Tuesday, February 9, 2010

VIDEO:Haiti Studies Colombian Town for Quake Rebuilding

[flv:http://myayiti.com/wp-media/video/haiti_seeks.flv 480 360]
BOGOTA (Reuters) - Haiti's interior minister on Monday toured a Colombian town rebuilt after a huge 1999 tremor as his own country considered plans to reconstruct its wrecked capital city after last month's devastating earthquake.

Haiti says more than 200,000 people were killed in the January 12 earthquake that shattered much of Port-au-Prince and left over 1 million people homeless, either sleeping in the streets or in makeshift camps.



Haitian Interior Minister Paul Antoine Bien-Aime visited Armenia in Colombia's coffee region, where a decade ago an earthquake killed at least 1,200 people, left tens of thousands homeless and destroyed 65 percent of the city's buildings.

That quake prompted what Colombia has termed a model reconstruction involving the creation of a public entity called FOREC to better coordinate and channel international, state and private reconstruction and donation efforts.

"What we are proposing is a kind of FOREC international where the reconstruction can be carried out just as the Haitian people want it, but with each country assigned a responsibility under a general plan," Colombian Interior Minister Fabio Valencia told reporters as he accompanied Bien-Aime.

The Colombian FOREC program won a United Nations prize for reconstruction.

The debate in Haiti on how to help those left homeless by the quake is becoming urgent with the approach of the country's rainy season in March when the Western Hemisphere's poorest nation is often battered by floods and landslides.

The Haitian minister said his government's three-part plan will move some of the 1 million homeless people out of the capital and help to allow others to stay near destroyed homes or in provisional shelters.

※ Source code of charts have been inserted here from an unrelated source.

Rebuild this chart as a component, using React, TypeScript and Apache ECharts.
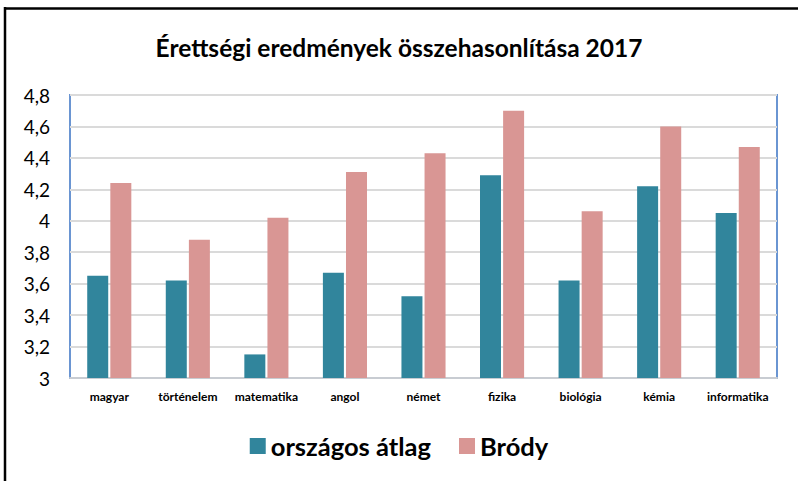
import React, { useEffect, useRef } from "react";
import * as echarts from "echarts";

const categories = ["magyar", "történelem", "matematika", "angol", "német", "fizika", "biológia", "kémia", "informatika"];
const orszagosAtlag = [3.65, 3.62, 3.15, 3.67, 3.52, 4.29, 3.62, 4.22, 4.05];
const brody = [4.24, 3.88, 4.02, 4.31, 4.43, 4.70, 4.06, 4.60, 4.47];
const seriesNames = ["országos átlag", "Bródy"];
const titleText = "Érettségi eredmények összehasonlítása 2017";

export default function App() {
  const ref = useRef<HTMLDivElement>(null);
  useEffect(() => {
    if (!ref.current) return;
    const chart = echarts.init(ref.current, null, { renderer: "svg" });
    const font = "Lato, 'Open Sans', sans-serif";
    chart.setOption({
      animation: false,
      backgroundColor: "#ffffff",
      title: {
        text: titleText,
        left: "center",
        top: 30,
        textStyle: { fontFamily: font, fontSize: 24.5, fontWeight: "bold", color: "#000" },
      },
      legend: {
        data: seriesNames,
        left: "center",
        top: 428,
        itemWidth: 16,
        itemHeight: 16,
        itemGap: 28,
        icon: "rect",
        textStyle: { fontFamily: font, fontSize: 25.5, fontWeight: "bold", color: "#000" },
      },
      grid: {
        left: 70,
        right: 21,
        top: 95,
        bottom: 103,
        show: true,
        borderColor: "#6A95D2",
        borderWidth: 2,
        backgroundColor: "transparent",
      },
      xAxis: {
        type: "category",
        data: categories,
        axisTick: { show: false },
        axisLine: { lineStyle: { color: "#C8CCD2", width: 2 } },
        axisLabel: { fontFamily: font, fontSize: 12, fontWeight: "bold", color: "#000", margin: 12, interval: 0 },
      },
      yAxis: {
        type: "value",
        min: 3,
        max: 4.8,
        interval: 0.2,
        axisLine: { show: false },
        axisTick: { show: false },
        splitLine: { lineStyle: { color: "#DADADA", width: 2 } },
        axisLabel: {
          fontFamily: font,
          fontSize: 19,
          color: "#000",
          margin: 20,
          formatter: (v: number) => String(Math.round(v * 10) / 10).replace(".", ","),
        },
      },
      series: [
        {
          name: seriesNames[0],
          type: "bar",
          data: orszagosAtlag,
          barWidth: 21,
          barGap: "10%",
          itemStyle: { color: "#31859C" },
        },
        {
          name: seriesNames[1],
          type: "bar",
          data: brody,
          barWidth: 21,
          itemStyle: { color: "#D99694" },
        },
      ],
      graphic: [
        { type: "line", shape: { x1: 4, y1: 8.5, x2: 798, y2: 8.5 }, style: { stroke: "#000", lineWidth: 2.5 } },
        { type: "line", shape: { x1: 5, y1: 7, x2: 5, y2: 481 }, style: { stroke: "#000", lineWidth: 2.5 } },
      ],
    });
    return () => chart.dispose();
  }, []);
  return <div ref={ref} style={{ width: 798, height: 481, position: "absolute", left: 0, top: 0 }} />;
}
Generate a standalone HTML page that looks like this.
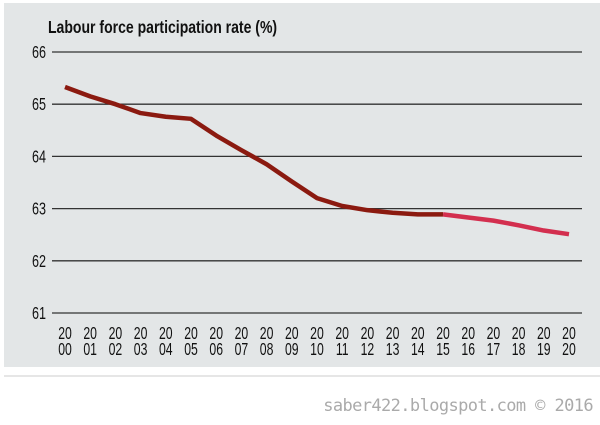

"We will move a part of the population that is now living in the streets of the capital," the minister said. "Secondly we will help the people in temporary shelters so they can protect themselves from the rain, and thirdly help people stay in their neighborhoods in the shelters where they are now."

Haiti's disaster, which toppled part of the presidential palace, the Congress and many ministry buildings, has opened discussion over how to reconstruct the capital as experts warn about the dangers of another earthquake hitting the city.

"The decisions on reconstruction have not been completely defined," Haiti's minister said. "We know we are going to empty Port-au-Prince partly and take people to other areas. But we can't say we are going to shift the capital completely."